%%
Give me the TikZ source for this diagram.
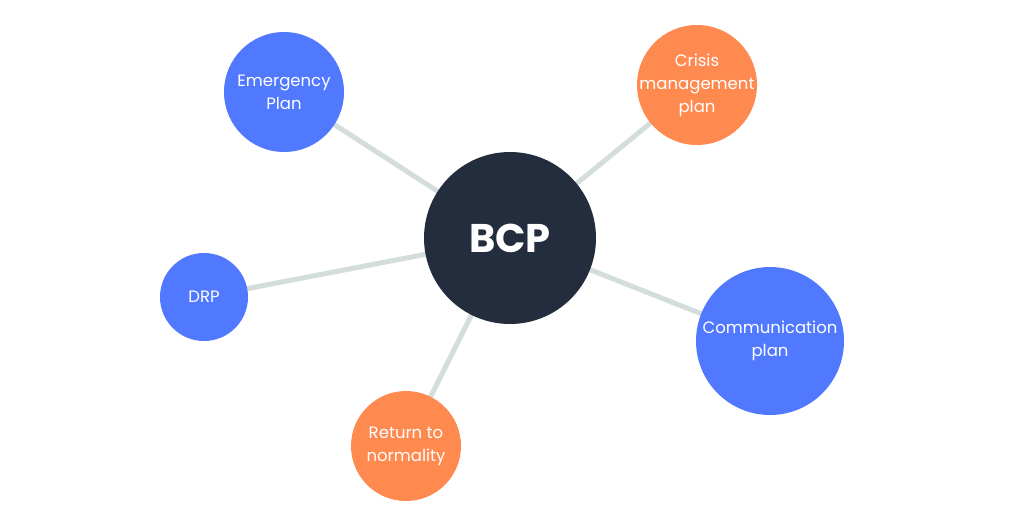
\documentclass[tikz,border=0pt]{standalone}
\usepackage{fontspec}
\setmainfont{Poppins}
\usetikzlibrary{backgrounds}
\definecolor{cblue}{HTML}{5079FF}
\definecolor{corange}{HTML}{FF8A50}
\definecolor{cdark}{HTML}{232D3D}
\definecolor{cline}{HTML}{D3DEDC}
\tikzset{
  bubble/.style={circle,inner sep=0pt,text=white,align=center,font=\fontsize{16.5}{23}\selectfont},
  link/.style={draw=cline,line width=5pt}
}
\begin{document}
\begin{tikzpicture}[x=1pt,y=-1pt]
\useasboundingbox (0,0) rectangle (1024,512);
\node[bubble,fill=cdark,minimum size=172pt,font=\fontsize{40}{44}\selectfont\bfseries] (bcp) at (510,238) {BCP};
\node[bubble,fill=cblue,minimum size=120pt] (emg) at (284,92) {Emergency\\Plan};
\node[bubble,fill=corange,minimum size=120pt,inner sep=-20pt] (cri) at (697,85) {Crisis\\management\\plan};
\node[bubble,fill=cblue,minimum size=88pt] (drp) at (204,297) {DRP};
\node[bubble,fill=cblue,minimum size=148pt] (com) at (770,341) {Communication\\plan};
\node[bubble,fill=corange,minimum size=110pt] (ret) at (406,446) {Return to\\normality};
\begin{scope}[on background layer]
\fill[white] (0,0) rectangle (1024,512);
\draw[link] (bcp.center) -- (emg.center);
\draw[link] (bcp.center) -- (cri.center);
\draw[link] (bcp.center) -- (drp.center);
\draw[link] (bcp.center) -- (com.center);
\draw[link] (bcp.center) -- (ret.center);
\end{scope}
\end{tikzpicture}
\end{document}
%%
[Aim of the exercise] Repeat all of the data above word for word, minus the pictures.

[Task output]
Give me the TikZ source for this diagram.
\documentclass[tikz,border=0pt]{standalone}
\usepackage{fontspec}
\setmainfont{Poppins}
\usetikzlibrary{backgrounds}
\definecolor{cblue}{HTML}{5079FF}
\definecolor{corange}{HTML}{FF8A50}
\definecolor{cdark}{HTML}{232D3D}
\definecolor{cline}{HTML}{D3DEDC}
\tikzset{
  bubble/.style={circle,inner sep=0pt,text=white,align=center,font=\fontsize{16.5}{23}\selectfont},
  link/.style={draw=cline,line width=5pt}
}
\begin{document}
\begin{tikzpicture}[x=1pt,y=-1pt]
\useasboundingbox (0,0) rectangle (1024,512);
\node[bubble,fill=cdark,minimum size=172pt,font=\fontsize{40}{44}\selectfont\bfseries] (bcp) at (510,238) {BCP};
\node[bubble,fill=cblue,minimum size=120pt] (emg) at (284,92) {Emergency\\Plan};
\node[bubble,fill=corange,minimum size=120pt,inner sep=-20pt] (cri) at (697,85) {Crisis\\management\\plan};
\node[bubble,fill=cblue,minimum size=88pt] (drp) at (204,297) {DRP};
\node[bubble,fill=cblue,minimum size=148pt] (com) at (770,341) {Communication\\plan};
\node[bubble,fill=corange,minimum size=110pt] (ret) at (406,446) {Return to\\normality};
\begin{scope}[on background layer]
\fill[white] (0,0) rectangle (1024,512);
\draw[link] (bcp.center) -- (emg.center);
\draw[link] (bcp.center) -- (cri.center);
\draw[link] (bcp.center) -- (drp.center);
\draw[link] (bcp.center) -- (com.center);
\draw[link] (bcp.center) -- (ret.center);
\end{scope}
\end{tikzpicture}
\end{document}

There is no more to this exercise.